4.13 DAGELIJKSE INSPECTIE
- Aan het begin van de vliegdag en na elke montage wordt de dagelijkse inspectie verricht
- De dagelijkse inspectie wordt door een zweefvliegbewijshouder (iemand met een LAPL(S) of SPL) uitgevoerd en door hem afgetekend in het journaal (vliegtuiglogboek)
- Laat na montage van een zweefvliegtuig, als dat kan, een andere zweefvliegbewijshouder de dagelijkse inspectie uitvoeren.
- Lees in het journaal of er bij de vorige inspectie opmerkingen staan en controleer of de geldigheidsduur van de ARC (Airworthines Review Certificate) niet is verlopen.
- Controleer de aanwezigheid van het vliegtuighandboek met geldig BvI, BvL, verzekeringsbewijs en BAR.
- Open de cockpitkap en controleer de ophanging en de sluiting, check of de kap schoon is en geen beschadigingen bevat (beginnende barsten moeten afgeboord zijn). Controleer de cockpit op lossen voorwerpen. Maak een rondje door de cockpit. Zijn de hoofdbouten juist geplaatst en geborgd? Is de accu goed vastgezet. De aansluitingen van de roeren controleer je door te zien en te voelen of ze goed zijn aangesloten. Hotelierkoppelingen moeten deugdelijk geborgd zijn. Je controleert hotelierkoppelingen door er even 5 kg (50 N) dwarskracht op uit te oefenen. Bij aansluitingen met borgingsbussen die aangedraaid moeten worden (zoals bijvoorbeeld bij de LS4) moet je zien en voelen of ze goed (en de goede kant uit) zijn aangedraaid. Controleer de riemen op bevestiging en conditie. Controleer de pedalen en stuurorganen op conditie en volledige uitslagen. De remkleppen op volledig opengaan en goed sluiten (locken). Controleer de werking van de trim door deze naar voren en achteren te doen. Staan de instrumenten op nul? Staat de radio op het juiste kanaal en staat het volume goed? Controleer dit door een radiocheck. Controleer of de transponder aan staat en op code 7000. Bij de verdere controle heb je hulp nodig van een collega zweefvlieger.

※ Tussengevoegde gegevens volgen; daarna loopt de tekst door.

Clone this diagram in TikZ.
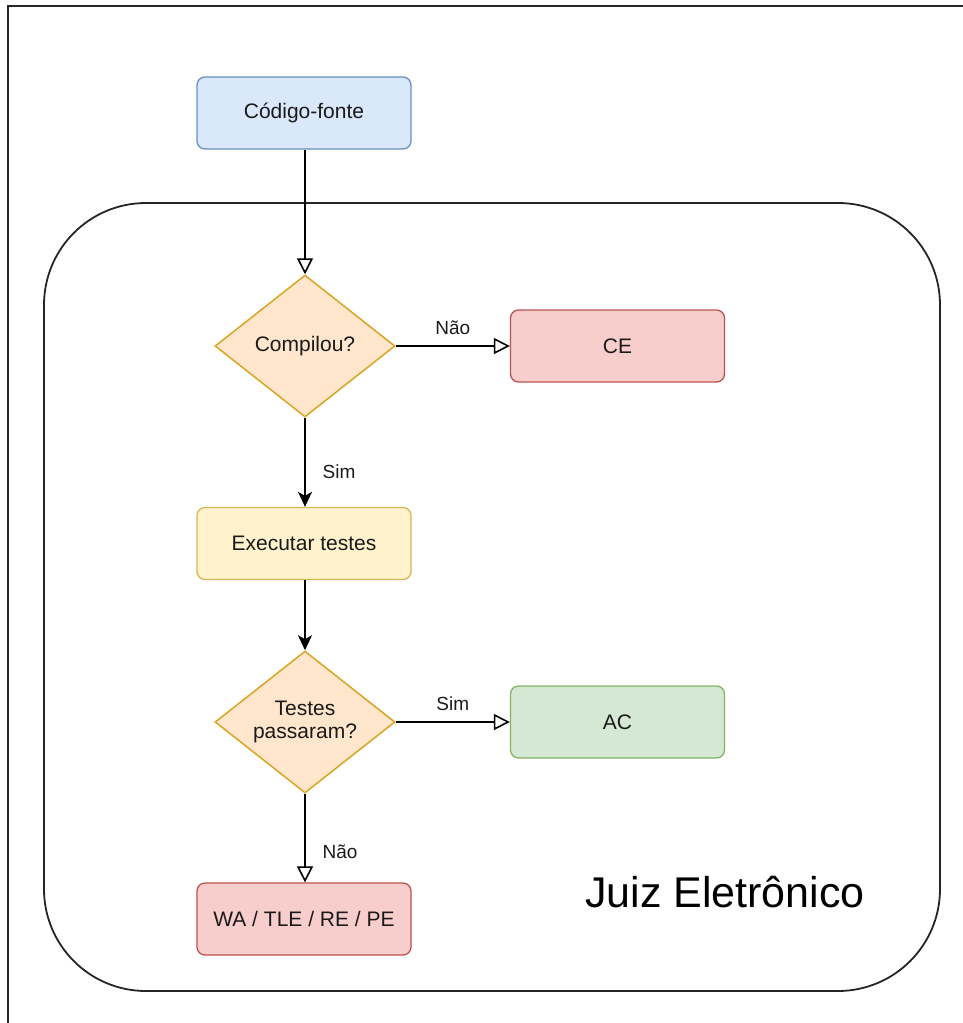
\documentclass[tikz,border=0pt]{standalone}
\usepackage{fontspec}
\setmainfont{Liberation Sans}
\usetikzlibrary{shapes.geometric,arrows.meta}
\definecolor{bluefill}{HTML}{DAE8FC}\definecolor{bluedraw}{HTML}{6C8EBF}
\definecolor{orfill}{HTML}{FFE6CC}\definecolor{ordraw}{HTML}{D9A520}
\definecolor{redfill}{HTML}{F8CECC}\definecolor{reddraw}{HTML}{B85450}
\definecolor{yelfill}{HTML}{FFF2CC}\definecolor{yeldraw}{HTML}{D6B656}
\definecolor{grfill}{HTML}{D5E8D4}\definecolor{grdraw}{HTML}{82B366}
\definecolor{txt}{HTML}{1A1A1A}
\tikzset{
  box/.style={rectangle, rounded corners=8pt, minimum width=214pt, minimum height=72pt, line width=1.3pt, font=\fontsize{21}{24}\selectfont, text=txt, inner sep=0pt},
  dec/.style={diamond, aspect=1.27, minimum width=180pt, minimum height=142pt, inner sep=0pt, line width=1.5pt, draw=ordraw, fill=orfill, font=\fontsize{21}{25}\selectfont, text=txt, align=center},
  openarr/.style={line width=1.8pt, -{Triangle[open, length=16pt, width=16pt, line width=1.6pt]}},
  fillarr/.style={line width=1.8pt, -{Stealth[length=15pt, width=14pt, inset=4pt]}},
  lbl/.style={font=\fontsize{19}{22}\selectfont, text=txt, inner sep=0pt}
}
\begin{document}
\begin{tikzpicture}[x=1pt,y=-1pt]
\useasboundingbox (0,0) rectangle (963,1023);
\begin{scope}
\clip (0,0) rectangle (963,1023);
\draw[line width=2.2pt, draw=black!85] (8,6) rectangle (1000,1060);
\end{scope}
\draw[line width=1.8pt, draw=black!85, rounded corners=102pt] (44,203) rectangle (940,991);
\node[box, fill=bluefill, draw=bluedraw] (src) at (304,113) {Código-fonte};
\node[dec] (comp) at (305,346) {Compilou?};
\node[box, fill=redfill, draw=reddraw] (ce) at (617.5,346) {CE};
\node[box, fill=yelfill, draw=yeldraw] (exec) at (304,543.5) {Executar testes};
\node[dec] (pass) at (305,722) {Testes\\[-2pt]passaram?};
\node[box, fill=grfill, draw=grdraw] (ac) at (617.5,722) {AC};
\node[box, fill=redfill, draw=reddraw] (wa) at (304,919) {WA / TLE / RE / PE};
\node[font=\fontsize{43}{48}\selectfont, anchor=base, inner sep=0pt] (juiz) at (725,907) {Juiz Eletrônico};
\draw[openarr] (src.south -| comp.north) -- (comp.north);
\draw[openarr] (comp.east) -- node[lbl, yshift=18pt] {Não} (ce.west);
\draw[fillarr] (comp.south) -- node[lbl, pos=0.6, xshift=34pt] {Sim} (exec.north -| comp.south);
\draw[fillarr] (exec.south -| pass.north) -- (pass.north);
\draw[openarr] (pass.east) -- node[lbl, yshift=18pt] {Sim} (ac.west);
\draw[openarr] (pass.south) -- node[lbl, pos=0.66, xshift=35pt] {Não} (wa.north -| pass.south);
\end{tikzpicture}
\end{document}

- Controleer of de ontkoppelhaak volledig open gaat en of de veiligheidsring naar achteren wil bewegen en controleer de onderkant van de romp op beschadigingen.
- Controleer de rem, de wieldeurtjes en de conditie van de band en de bandenspanning.
- Controleer het neuswiel en knijp erin om de spanning te controleren.
- Laat iemand aan de ontkoppelhaak trekken en controleer of de sleephaak volledig open gaat.
- De helper opent de remkleppen. Controleer de remklepbak: zitten alle moeren op de bouten, geen voorwerpen of water in de remklepbak? Gaan de remkleppen normaal open en dicht en sluiten ze na het locken goed.
- Bij het uiteinde van de vleugel til je deze omhoog en bekijk je de vleugelonderkant op beschadigingen.
- Houd het rolroer neutraal en kijk of het dan ook bij de andere vleugel neutraal staat. Vraag de helper om het rolroer omhoog te doen en daar te houden. Dan controleer je, door druk op het rolroer uit te oefenen, of het rolroer goed aangesloten is en niet teveel speling heeft. Nu doet de helper het rolroer naar beneden en vervolgens controleer je ook weer vastzitten en speling.
- Vervolgens controleer je het staartwiel op conditie en spanning.
- Bij het richtingroer controleer je volledige uitslag, conditie van de aansluiting van de richtingroerkabels bij het richtingsroer.
- Het stabilo controleer je op goed vastzitten door er tussen duim en wijsvinger enige kracht op uit te oefenen. Het hoogteroer beweeg je omhoog en omlaag en je controleert de aansluiting. Vervolgens houdt de helper de stuurknuppel vast terwijl je enige druk uitoefent om te voelen of het hoogteroer goed aangesloten is en niet teveel speling heeft.
- Bij de staart controleer je of de TE-buis geplaatst is en of er een stukje tape op de aansluiting van de buis in de romp zit.
- Controleer deze remkleppen zoals beschreven bij punt 6.
- Ook hier controleer je het rolroer zoals je dat bij de andere vleugel deed.
- Til deze vleugel omhoog en controleer hier weer de onderkant van de vleugel en de romp op beschadigingen en de vleugel op speling.
- Sluit beide kappen en controleer de aansluitingen waarmee de kappen in de romp zitten op scheuren.